◆ **DIRECTIONS**: Write each line of the material exactly as given, from the top through the line that contains "cx, cy, r = 443, 405, 318", and omit all pictures.

◆ **SUPPLIED RECORDS**:
___

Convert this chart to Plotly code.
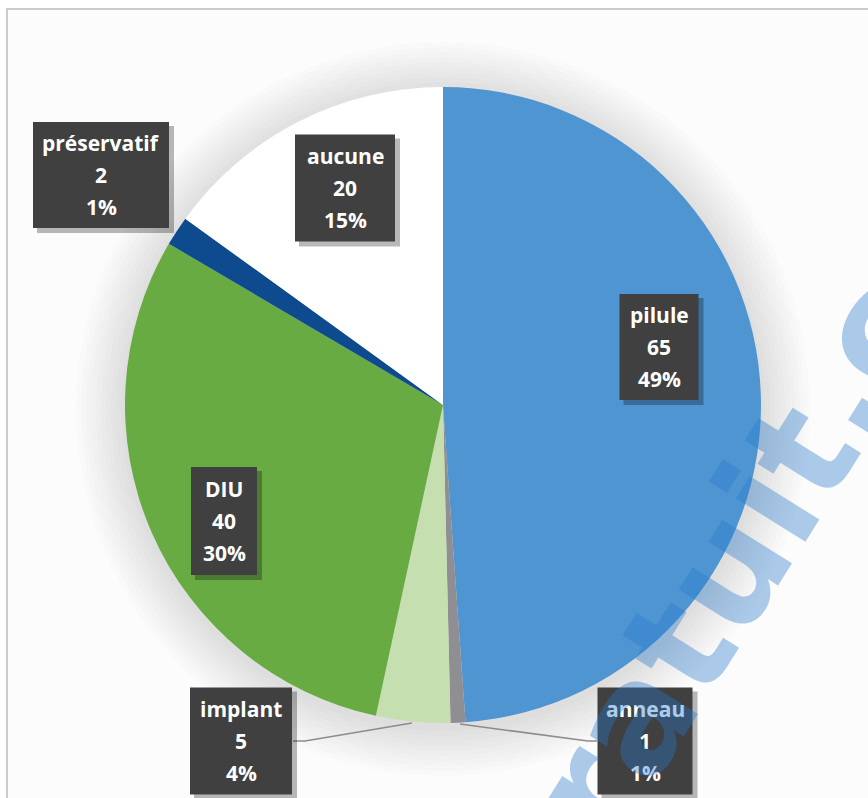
import plotly.graph_objects as go

W, H = 868, 798

# data
labels = ['pilule', 'anneau', 'implant', 'DIU', 'préservatif', 'aucune']
values = [65, 1, 5, 40, 2, 20]
pct_text = ['49%', '1%', '4%', '30%', '1%', '15%']
colors = ['#4f95d1', '#8f8f93', '#c5dfb1', '#69ab43', '#0e4b8e', '#ffffff']

# label boxes (pixel centre x, centre y, width, height)
box_pos = [(659, 347, 79, 106), (645, 741, 95, 107), (241, 741, 102, 107),
           (224, 521, 66, 108), (101, 175, 136, 106), (345, 188, 100, 107)]


def px(x):
    return x / W


def py(y):
    return 1 - y / H


fig = go.Figure()

cx, cy, r = 443, 405, 318

fig.add_trace(go.Pie(
        labels=labels,
        values=values,
        sort=False,
        direction='clockwise',
        rotation=0,
        marker=dict(colors=colors, line=dict(width=0)),
        textinfo='none',
        showlegend=False,
        hoverinfo='label+value+percent',
        domain=dict(x=[px(cx - r), px(cx + r)], y=[py(cy + r), py(cy - r)])
        ))

shapes = []
# frame
shapes.append(dict(type='rect', xref='paper', yref='paper', layer='below',
                   x0=px(7), x1=px(875), y0=py(805), y1=py(9),
                   line=dict(color='#cccccc', width=2), fillcolor='#fcfcfc'))
# soft shadow round the pie
for i in range(10):
    rr = r + 4 + i * 5
    shapes.append(dict(type='circle', xref='paper', yref='paper', layer='below',
                       x0=px(cx - rr), x1=px(cx + rr), y0=py(cy + rr + 4), y1=py(cy - rr + 4),
                       line=dict(width=0), fillcolor='rgba(0,0,0,0.012)'))

# leader lines
shapes.append(dict(type='path', xref='paper', yref='paper',
                   path=f'M {px(293)},{py(741)} L {px(305)},{py(741)} L {px(412)},{py(723)}',
                   line=dict(color='#8c8c8c', width=1.5)))
shapes.append(dict(type='path', xref='paper', yref='paper',
                   path=f'M {px(460)},{py(724)} L {px(588)},{py(741)} L {px(597)},{py(741)}',
                   line=dict(color='#8c8c8c', width=1.5)))

annotations = []
for lab, val, pct, (bx, by, bw, bh) in zip(labels, values, pct_text, box_pos):
    # drop shadow + box
    shapes.append(dict(type='rect', xref='paper', yref='paper',
                       x0=px(bx - bw / 2 + 4), x1=px(bx + bw / 2 + 5),
                       y0=py(by + bh / 2 + 5), y1=py(by - bh / 2 + 4),
                       line=dict(width=0), fillcolor='rgba(0,0,0,0.28)'))
    shapes.append(dict(type='rect', xref='paper', yref='paper',
                       x0=px(bx - bw / 2), x1=px(bx + bw / 2),
                       y0=py(by + bh / 2), y1=py(by - bh / 2),
                       line=dict(width=0), fillcolor='#404040'))
    for k, t in enumerate([lab, str(val), pct]):
        annotations.append(dict(
                x=px(bx), y=py(by + (k - 1) * 32), xref='paper', yref='paper',
                text=f'<b>{t}</b>', showarrow=False, xanchor='center', yanchor='middle',
                font=dict(family='Open Sans', size=21, color='white')))

# watermark
annotations.append(dict(
        x=px(772), y=py(497), xref='paper', yref='paper',
        text='<b>gratuit.com</b>', showarrow=False, textangle=-58,
        xanchor='center', yanchor='middle',
        font=dict(family='DejaVu Sans', size=150, color='rgba(40,120,205,0.38)')))

fig.update_layout(
        width=W,
        height=H,
        margin=dict(l=0, r=0, t=0, b=0),
        paper_bgcolor='white',
        plot_bgcolor='white',
        shapes=shapes,
        annotations=annotations,
        )

fig.write_html('out.html', config=dict(displayModeBar=False),
               post_script="document.body.style.margin='0px';")
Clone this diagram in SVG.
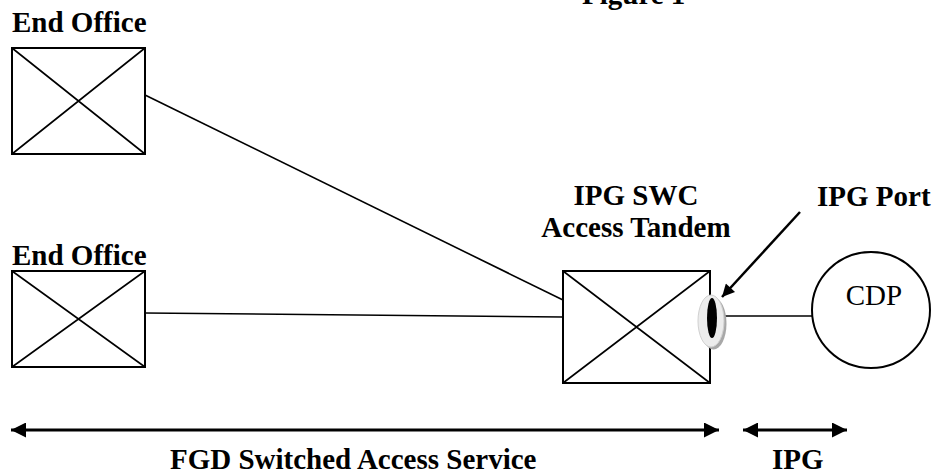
<svg xmlns="http://www.w3.org/2000/svg" width="932" height="476" viewBox="0 0 932 476">
<style>
.lbl{font-family:"Liberation Serif","Times New Roman",serif;font-weight:bold;font-size:29px;fill:#000}
.reg{font-family:"Liberation Serif","Times New Roman",serif;font-size:29px;fill:#000}
.box{fill:#fff;stroke:#000;stroke-width:2}
.x{stroke:#000;stroke-width:1.6;fill:none}
.ln{stroke:#000;stroke-width:1.6;fill:none}
.dim{stroke:#000;stroke-width:3;fill:none}
</style>
<defs>
<marker id="ah" viewBox="0 0 10 10" refX="10" refY="5" markerWidth="6" markerHeight="5" markerUnits="strokeWidth" orient="auto-start-reverse">
<path d="M0,0 L10,5 L0,10 z" fill="#000"/>
</marker>
<marker id="ah2" viewBox="0 0 10 10" refX="10" refY="5" markerWidth="7" markerHeight="5" markerUnits="strokeWidth" orient="auto">
<path d="M0,0 L10,5 L0,10 z" fill="#000"/>
</marker>
</defs>
<rect width="932" height="476" fill="#fff"/>
<text class="lbl" x="582" y="4">Figure 1</text>
<g id="connectors">
<line class="ln" x1="145" y1="95" x2="563" y2="300"/>
<line class="ln" x1="145" y1="313" x2="563" y2="317"/>
<line class="ln" x1="724" y1="316" x2="812" y2="316"/>
<line stroke="#000" stroke-width="2.5" x1="800" y1="212" x2="722" y2="297" marker-end="url(#ah2)"/>
<line class="dim" x1="11" y1="430" x2="719" y2="430" marker-start="url(#ah)" marker-end="url(#ah)"/>
<line class="dim" x1="743" y1="430" x2="847" y2="430" marker-start="url(#ah)" marker-end="url(#ah)"/>
</g>
<g id="eo1">
<text class="lbl" x="12" y="32">End Office</text>
<rect class="box" x="12" y="48" width="133" height="106"/>
<path class="x" d="M12,48 L145,154 M145,48 L12,154"/>
</g>
<g id="eo2">
<text class="lbl" x="12" y="265">End Office</text>
<rect class="box" x="12" y="271" width="133" height="96"/>
<path class="x" d="M12,271 L145,367 M145,271 L12,367"/>
</g>
<g id="tandem">
<text class="lbl" x="636" y="205" text-anchor="middle">IPG SWC</text>
<text class="lbl" x="636" y="237" text-anchor="middle">Access Tandem</text>
<rect class="box" x="563" y="271" width="147" height="112"/>
<path class="x" d="M563,271 L710,383 M710,271 L563,383"/>
</g>
<g id="port">
<text class="lbl" x="817" y="206">IPG Port</text>
<ellipse cx="713.5" cy="323.5" rx="13" ry="26" fill="#a8a8a8"/>
<ellipse cx="711" cy="321" rx="13" ry="26" fill="#ececec" stroke="#d0d0d0" stroke-width="1"/>
<ellipse cx="712" cy="318" rx="5" ry="20" fill="#000"/>
</g>
<g id="cdp">
<ellipse cx="871" cy="310" rx="59" ry="58" fill="#fff" stroke="#000" stroke-width="2"/>
<text class="reg" x="874" y="305" text-anchor="middle">CDP</text>
</g>
<g id="labels">
<text class="lbl" x="170" y="469">FGD Switched Access Service</text>
<text class="lbl" x="772" y="469">IPG</text>
</g>
</svg>
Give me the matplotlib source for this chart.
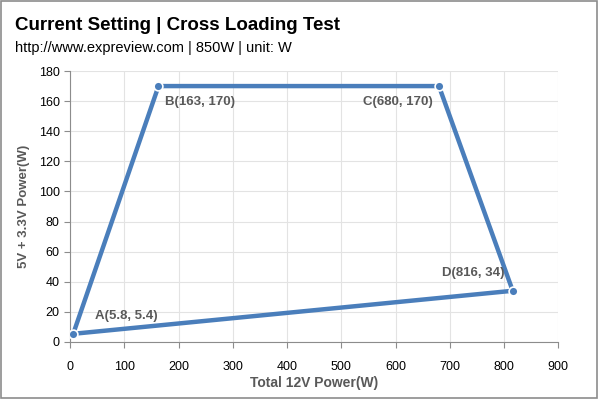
import matplotlib
matplotlib.use("Agg")
import matplotlib.pyplot as plt
from matplotlib.patches import Rectangle

plt.rcParams["font.family"] = ["Liberation Sans", "DejaVu Sans"]

x_vals = [163, 5.8, 816, 680, 163]
y_vals = [170, 5.4, 34, 170, 170]
point_labels = ["A(5.8, 5.4)", "B(163, 170)", "C(680, 170)", "D(816, 34)"]
point_x = [5.8, 163, 680, 816]
point_y = [5.4, 170, 170, 34]
x_ticks = list(range(0, 901, 100))
y_ticks = list(range(0, 181, 20))

fig = plt.figure(figsize=(5.99, 3.99), dpi=100)
fig.patches.append(Rectangle((0.002, 0.003), 0.995, 0.994, transform=fig.transFigure,
                             fill=False, edgecolor="#8c8c8c", linewidth=1.2))
ax = fig.add_axes([0.117, 0.143, 0.815, 0.679])

line_color = "#4a7ebb"
ax.plot(x_vals, y_vals, color=line_color, linewidth=3.2, solid_joinstyle="round", zorder=3)
ax.scatter(point_x, point_y, s=40, color=line_color, edgecolors="white", linewidths=1.2, zorder=4)

txt_color = "#595959"
offsets = [(16, 13), (5, -11.5), (-55, -11.5), (-51, 13)]
for lab, px, py, (dx, dy) in zip(point_labels, point_x, point_y, offsets):
    ax.annotate(lab, (px, py), xytext=(dx, dy), textcoords="offset points",
                fontsize=9.5, fontweight="bold", color=txt_color, va="center", ha="left")

ax.set_xlim(0, 900)
ax.set_ylim(0, 180)
ax.set_xticks(x_ticks)
ax.set_yticks(y_ticks)
ax.grid(True, color="#e3e3e3", linewidth=0.8)
ax.set_axisbelow(True)
for s in ["top", "right"]:
    ax.spines[s].set_visible(False)
for s in ["left", "bottom"]:
    ax.spines[s].set_color("#8c8c8c")
ax.tick_params(colors="#8c8c8c", labelcolor="black", labelsize=9, length=4, direction="out")
ax.tick_params(axis="x", pad=10)
ax.set_xlabel("Total 12V Power(W)", fontsize=10, fontweight="bold", color=txt_color, labelpad=2)
ax.set_ylabel("5V + 3.3V Power(W)", fontsize=9.5, fontweight="bold", color=txt_color, labelpad=6)

fig.text(0.025, 0.935, "Current Setting | Cross Loading Test", fontsize=13.5, fontweight="bold",
         color="black", va="center")
fig.text(0.025, 0.88, "http://www.expreview.com | 850W | unit: W", fontsize=10.5, color="black", va="center")

fig.savefig("out.png", dpi=100)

___

◆ **TASK RESULT**:
Convert this chart to Plotly code.
import plotly.graph_objects as go

W, H = 868, 798

# data
labels = ['pilule', 'anneau', 'implant', 'DIU', 'préservatif', 'aucune']
values = [65, 1, 5, 40, 2, 20]
pct_text = ['49%', '1%', '4%', '30%', '1%', '15%']
colors = ['#4f95d1', '#8f8f93', '#c5dfb1', '#69ab43', '#0e4b8e', '#ffffff']

# label boxes (pixel centre x, centre y, width, height)
box_pos = [(659, 347, 79, 106), (645, 741, 95, 107), (241, 741, 102, 107),
           (224, 521, 66, 108), (101, 175, 136, 106), (345, 188, 100, 107)]


def px(x):
    return x / W


def py(y):
    return 1 - y / H


fig = go.Figure()

cx, cy, r = 443, 405, 318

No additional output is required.